What you should do: Restate the whole of the material. Keep every word, and drop the pictures.

Material:
>>
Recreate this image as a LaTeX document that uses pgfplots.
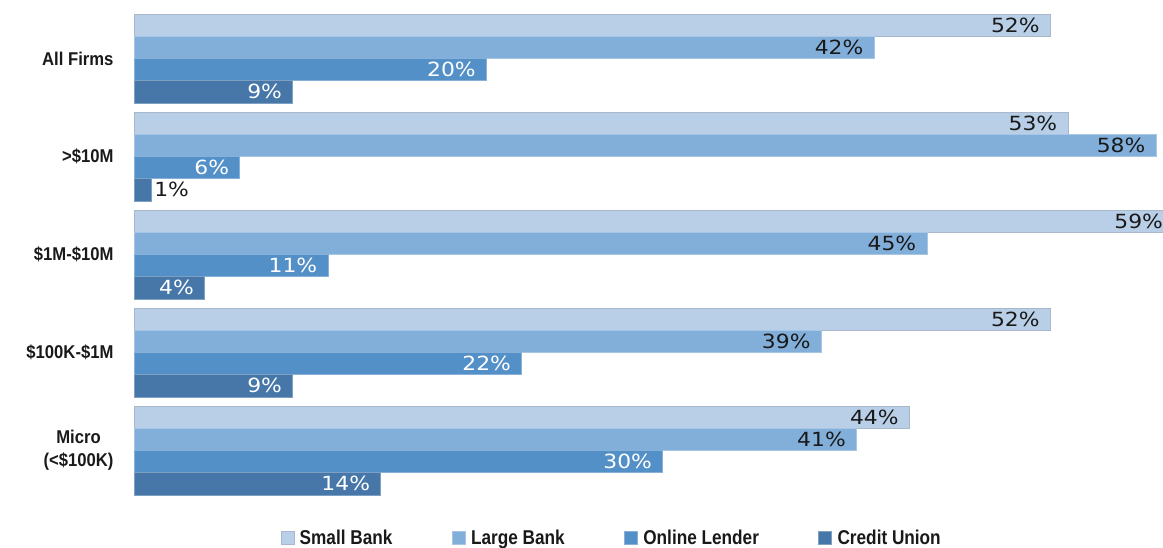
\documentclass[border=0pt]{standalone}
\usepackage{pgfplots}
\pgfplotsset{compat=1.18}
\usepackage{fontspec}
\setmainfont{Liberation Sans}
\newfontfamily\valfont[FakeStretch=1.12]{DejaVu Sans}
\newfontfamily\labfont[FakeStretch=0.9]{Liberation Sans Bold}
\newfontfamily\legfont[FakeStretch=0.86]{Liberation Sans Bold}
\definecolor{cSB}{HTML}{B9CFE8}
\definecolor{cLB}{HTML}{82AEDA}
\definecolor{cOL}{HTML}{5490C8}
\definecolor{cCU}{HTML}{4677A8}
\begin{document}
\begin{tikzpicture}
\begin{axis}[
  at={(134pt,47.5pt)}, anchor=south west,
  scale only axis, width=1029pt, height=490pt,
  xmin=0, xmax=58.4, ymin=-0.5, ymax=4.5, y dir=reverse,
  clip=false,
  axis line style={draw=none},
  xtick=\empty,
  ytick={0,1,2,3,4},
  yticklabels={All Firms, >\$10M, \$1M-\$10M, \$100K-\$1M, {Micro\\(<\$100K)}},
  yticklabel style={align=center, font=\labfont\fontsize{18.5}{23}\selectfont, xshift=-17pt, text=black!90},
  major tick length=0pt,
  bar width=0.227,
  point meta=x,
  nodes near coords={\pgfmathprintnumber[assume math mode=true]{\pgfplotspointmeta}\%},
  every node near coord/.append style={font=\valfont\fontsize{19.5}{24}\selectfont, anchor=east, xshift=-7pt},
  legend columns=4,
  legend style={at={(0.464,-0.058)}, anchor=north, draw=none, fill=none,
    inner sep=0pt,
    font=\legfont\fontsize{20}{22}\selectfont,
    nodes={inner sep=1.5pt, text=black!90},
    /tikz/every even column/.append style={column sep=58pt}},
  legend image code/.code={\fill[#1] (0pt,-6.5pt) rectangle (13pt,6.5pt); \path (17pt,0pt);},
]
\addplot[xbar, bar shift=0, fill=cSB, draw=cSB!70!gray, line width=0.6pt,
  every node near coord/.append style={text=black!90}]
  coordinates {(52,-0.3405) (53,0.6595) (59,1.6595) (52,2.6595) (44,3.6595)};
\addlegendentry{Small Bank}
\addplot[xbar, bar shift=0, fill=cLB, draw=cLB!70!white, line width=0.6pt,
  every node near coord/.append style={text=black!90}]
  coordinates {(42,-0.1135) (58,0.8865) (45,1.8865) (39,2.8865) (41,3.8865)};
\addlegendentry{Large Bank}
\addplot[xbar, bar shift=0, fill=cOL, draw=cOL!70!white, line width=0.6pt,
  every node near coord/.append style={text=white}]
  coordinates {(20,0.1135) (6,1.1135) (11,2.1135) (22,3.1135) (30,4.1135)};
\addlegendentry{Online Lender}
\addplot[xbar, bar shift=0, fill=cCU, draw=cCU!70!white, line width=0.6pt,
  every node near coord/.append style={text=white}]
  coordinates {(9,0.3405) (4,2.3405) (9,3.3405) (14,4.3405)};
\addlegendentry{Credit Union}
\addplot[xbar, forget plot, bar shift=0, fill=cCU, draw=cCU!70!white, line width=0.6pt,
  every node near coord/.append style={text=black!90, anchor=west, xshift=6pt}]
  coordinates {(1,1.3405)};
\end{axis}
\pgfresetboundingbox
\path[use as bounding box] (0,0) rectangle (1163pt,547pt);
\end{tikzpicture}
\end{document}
<<
Finished answer:
Recreate this image as a LaTeX document that uses pgfplots.
\documentclass[border=0pt]{standalone}
\usepackage{pgfplots}
\pgfplotsset{compat=1.18}
\usepackage{fontspec}
\setmainfont{Liberation Sans}
\newfontfamily\valfont[FakeStretch=1.12]{DejaVu Sans}
\newfontfamily\labfont[FakeStretch=0.9]{Liberation Sans Bold}
\newfontfamily\legfont[FakeStretch=0.86]{Liberation Sans Bold}
\definecolor{cSB}{HTML}{B9CFE8}
\definecolor{cLB}{HTML}{82AEDA}
\definecolor{cOL}{HTML}{5490C8}
\definecolor{cCU}{HTML}{4677A8}
\begin{document}
\begin{tikzpicture}
\begin{axis}[
  at={(134pt,47.5pt)}, anchor=south west,
  scale only axis, width=1029pt, height=490pt,
  xmin=0, xmax=58.4, ymin=-0.5, ymax=4.5, y dir=reverse,
  clip=false,
  axis line style={draw=none},
  xtick=\empty,
  ytick={0,1,2,3,4},
  yticklabels={All Firms, >\$10M, \$1M-\$10M, \$100K-\$1M, {Micro\\(<\$100K)}},
  yticklabel style={align=center, font=\labfont\fontsize{18.5}{23}\selectfont, xshift=-17pt, text=black!90},
  major tick length=0pt,
  bar width=0.227,
  point meta=x,
  nodes near coords={\pgfmathprintnumber[assume math mode=true]{\pgfplotspointmeta}\%},
  every node near coord/.append style={font=\valfont\fontsize{19.5}{24}\selectfont, anchor=east, xshift=-7pt},
  legend columns=4,
  legend style={at={(0.464,-0.058)}, anchor=north, draw=none, fill=none,
    inner sep=0pt,
    font=\legfont\fontsize{20}{22}\selectfont,
    nodes={inner sep=1.5pt, text=black!90},
    /tikz/every even column/.append style={column sep=58pt}},
  legend image code/.code={\fill[#1] (0pt,-6.5pt) rectangle (13pt,6.5pt); \path (17pt,0pt);},
]
\addplot[xbar, bar shift=0, fill=cSB, draw=cSB!70!gray, line width=0.6pt,
  every node near coord/.append style={text=black!90}]
  coordinates {(52,-0.3405) (53,0.6595) (59,1.6595) (52,2.6595) (44,3.6595)};
\addlegendentry{Small Bank}
\addplot[xbar, bar shift=0, fill=cLB, draw=cLB!70!white, line width=0.6pt,
  every node near coord/.append style={text=black!90}]
  coordinates {(42,-0.1135) (58,0.8865) (45,1.8865) (39,2.8865) (41,3.8865)};
\addlegendentry{Large Bank}
\addplot[xbar, bar shift=0, fill=cOL, draw=cOL!70!white, line width=0.6pt,
  every node near coord/.append style={text=white}]
  coordinates {(20,0.1135) (6,1.1135) (11,2.1135) (22,3.1135) (30,4.1135)};
\addlegendentry{Online Lender}
\addplot[xbar, bar shift=0, fill=cCU, draw=cCU!70!white, line width=0.6pt,
  every node near coord/.append style={text=white}]
  coordinates {(9,0.3405) (4,2.3405) (9,3.3405) (14,4.3405)};
\addlegendentry{Credit Union}
\addplot[xbar, forget plot, bar shift=0, fill=cCU, draw=cCU!70!white, line width=0.6pt,
  every node near coord/.append style={text=black!90, anchor=west, xshift=6pt}]
  coordinates {(1,1.3405)};
\end{axis}
\pgfresetboundingbox
\path[use as bounding box] (0,0) rectangle (1163pt,547pt);
\end{tikzpicture}
\end{document}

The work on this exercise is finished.